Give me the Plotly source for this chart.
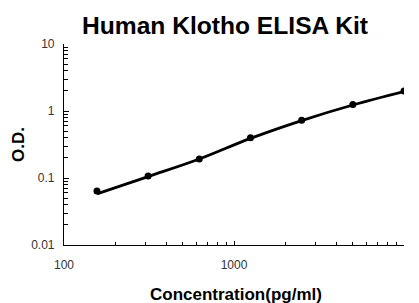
import plotly.graph_objects as go

concentration = [156.25, 312.5, 625, 1250, 2500, 5000, 10000]
od_measured = [0.064, 0.107, 0.192, 0.40, 0.73, 1.25, 1.98]
od_fit = [0.058, 0.105, 0.192, 0.39, 0.72, 1.23, 1.95]

x_ticks = [100, 1000, 10000]
x_ticklabels = ["100", "1000", "10000"]
y_ticks = [0.01, 0.1, 1, 10]
y_ticklabels = ["0.01", "0.1", "1", "10"]

# the page body has an 8px margin, so the figure is drawn offset by (8, 8)
OFF = 8
W, H = 419 - OFF, 303 - OFF
L, R, T, B = 64 - OFF, 15, 44 - OFF, 58
PW, PH = W - L - R, H - T - B

fig = go.Figure()
fig.add_trace(go.Scatter(x=concentration, y=od_fit, mode="lines",
                         line=dict(color="black", width=2.8, shape="spline"),
                         hoverinfo="skip", showlegend=False))
fig.add_trace(go.Scatter(x=concentration, y=od_measured, mode="markers",
                         marker=dict(color="black", size=7), showlegend=False))

font = "Liberation Sans, Arial, sans-serif"
fig.update_layout(
    width=W, height=H,
    margin=dict(l=L, r=R, t=T, b=B, autoexpand=False),
    paper_bgcolor="white", plot_bgcolor="white",
    title=dict(text="<b>Human Klotho ELISA Kit</b>", x=(225 - OFF) / W, xanchor="center",
               y=1 - (25 - OFF) / H, yanchor="middle",
               font=dict(family=font, size=24.6, color="black")),
    font=dict(family=font),
)
fig.update_xaxes(
    type="log", range=[2, 4], tickvals=x_ticks, ticktext=x_ticklabels,
    automargin=False,
    showgrid=False, zeroline=False, showline=True, linecolor="black", linewidth=1.2,
    ticks="inside", ticklen=4, tickcolor="black", tickwidth=1,
    tickfont=dict(size=12, color="#333333"), ticklabelstandoff=8,
    minor=dict(ticks="inside", ticklen=3, tickcolor="black", showgrid=False,
               tickvals=[200, 300, 400, 500, 600, 700, 800, 900,
                         2000, 3000, 4000, 5000, 6000, 7000, 8000, 9000]),
)
fig.update_yaxes(
    type="log", range=[-2, 1], tickvals=y_ticks, ticktext=y_ticklabels,
    automargin=False,
    showgrid=False, zeroline=False, showline=True, linecolor="black", linewidth=1.2,
    ticks="inside", ticklen=5, tickcolor="black", tickwidth=1,
    tickfont=dict(size=12, color="#333333"), ticklabelstandoff=6,
    minor=dict(ticks="inside", ticklen=3.5, tickcolor="black", showgrid=False,
               tickvals=[0.02, 0.03, 0.04, 0.05, 0.06, 0.07, 0.08, 0.09,
                         0.2, 0.3, 0.4, 0.5, 0.6, 0.7, 0.8, 0.9,
                         2, 3, 4, 5, 6, 7, 8, 9]),
)
fig.add_annotation(text="<b>Concentration(pg/ml)</b>", xref="paper", yref="paper",
                   x=(236 - 64) / PW, y=-(294 - 245) / PH,
                   xanchor="center", yanchor="middle", showarrow=False,
                   font=dict(family=font, size=17, color="black"))
fig.add_annotation(text="<b>O.D.</b>", xref="paper", yref="paper", textangle=-90,
                   x=-(64 - 18) / PW, y=(245 - 145) / PH,
                   xanchor="center", yanchor="middle", showarrow=False,
                   font=dict(family=font, size=17, color="black"))
fig.write_html("out.html")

+ + + +

Job
Omit every picture while copying the listing above exactly.

Exercise output
Give me the Plotly source for this chart.
import plotly.graph_objects as go

concentration = [156.25, 312.5, 625, 1250, 2500, 5000, 10000]
od_measured = [0.064, 0.107, 0.192, 0.40, 0.73, 1.25, 1.98]
od_fit = [0.058, 0.105, 0.192, 0.39, 0.72, 1.23, 1.95]

x_ticks = [100, 1000, 10000]
x_ticklabels = ["100", "1000", "10000"]
y_ticks = [0.01, 0.1, 1, 10]
y_ticklabels = ["0.01", "0.1", "1", "10"]

# the page body has an 8px margin, so the figure is drawn offset by (8, 8)
OFF = 8
W, H = 419 - OFF, 303 - OFF
L, R, T, B = 64 - OFF, 15, 44 - OFF, 58
PW, PH = W - L - R, H - T - B

fig = go.Figure()
fig.add_trace(go.Scatter(x=concentration, y=od_fit, mode="lines",
                         line=dict(color="black", width=2.8, shape="spline"),
                         hoverinfo="skip", showlegend=False))
fig.add_trace(go.Scatter(x=concentration, y=od_measured, mode="markers",
                         marker=dict(color="black", size=7), showlegend=False))

font = "Liberation Sans, Arial, sans-serif"
fig.update_layout(
    width=W, height=H,
    margin=dict(l=L, r=R, t=T, b=B, autoexpand=False),
    paper_bgcolor="white", plot_bgcolor="white",
    title=dict(text="<b>Human Klotho ELISA Kit</b>", x=(225 - OFF) / W, xanchor="center",
               y=1 - (25 - OFF) / H, yanchor="middle",
               font=dict(family=font, size=24.6, color="black")),
    font=dict(family=font),
)
fig.update_xaxes(
    type="log", range=[2, 4], tickvals=x_ticks, ticktext=x_ticklabels,
    automargin=False,
    showgrid=False, zeroline=False, showline=True, linecolor="black", linewidth=1.2,
    ticks="inside", ticklen=4, tickcolor="black", tickwidth=1,
    tickfont=dict(size=12, color="#333333"), ticklabelstandoff=8,
    minor=dict(ticks="inside", ticklen=3, tickcolor="black", showgrid=False,
               tickvals=[200, 300, 400, 500, 600, 700, 800, 900,
                         2000, 3000, 4000, 5000, 6000, 7000, 8000, 9000]),
)
fig.update_yaxes(
    type="log", range=[-2, 1], tickvals=y_ticks, ticktext=y_ticklabels,
    automargin=False,
    showgrid=False, zeroline=False, showline=True, linecolor="black", linewidth=1.2,
    ticks="inside", ticklen=5, tickcolor="black", tickwidth=1,
    tickfont=dict(size=12, color="#333333"), ticklabelstandoff=6,
    minor=dict(ticks="inside", ticklen=3.5, tickcolor="black", showgrid=False,
               tickvals=[0.02, 0.03, 0.04, 0.05, 0.06, 0.07, 0.08, 0.09,
                         0.2, 0.3, 0.4, 0.5, 0.6, 0.7, 0.8, 0.9,
                         2, 3, 4, 5, 6, 7, 8, 9]),
)
fig.add_annotation(text="<b>Concentration(pg/ml)</b>", xref="paper", yref="paper",
                   x=(236 - 64) / PW, y=-(294 - 245) / PH,
                   xanchor="center", yanchor="middle", showarrow=False,
                   font=dict(family=font, size=17, color="black"))
fig.add_annotation(text="<b>O.D.</b>", xref="paper", yref="paper", textangle=-90,
                   x=-(64 - 18) / PW, y=(245 - 145) / PH,
                   xanchor="center", yanchor="middle", showarrow=False,
                   font=dict(family=font, size=17, color="black"))
fig.write_html("out.html")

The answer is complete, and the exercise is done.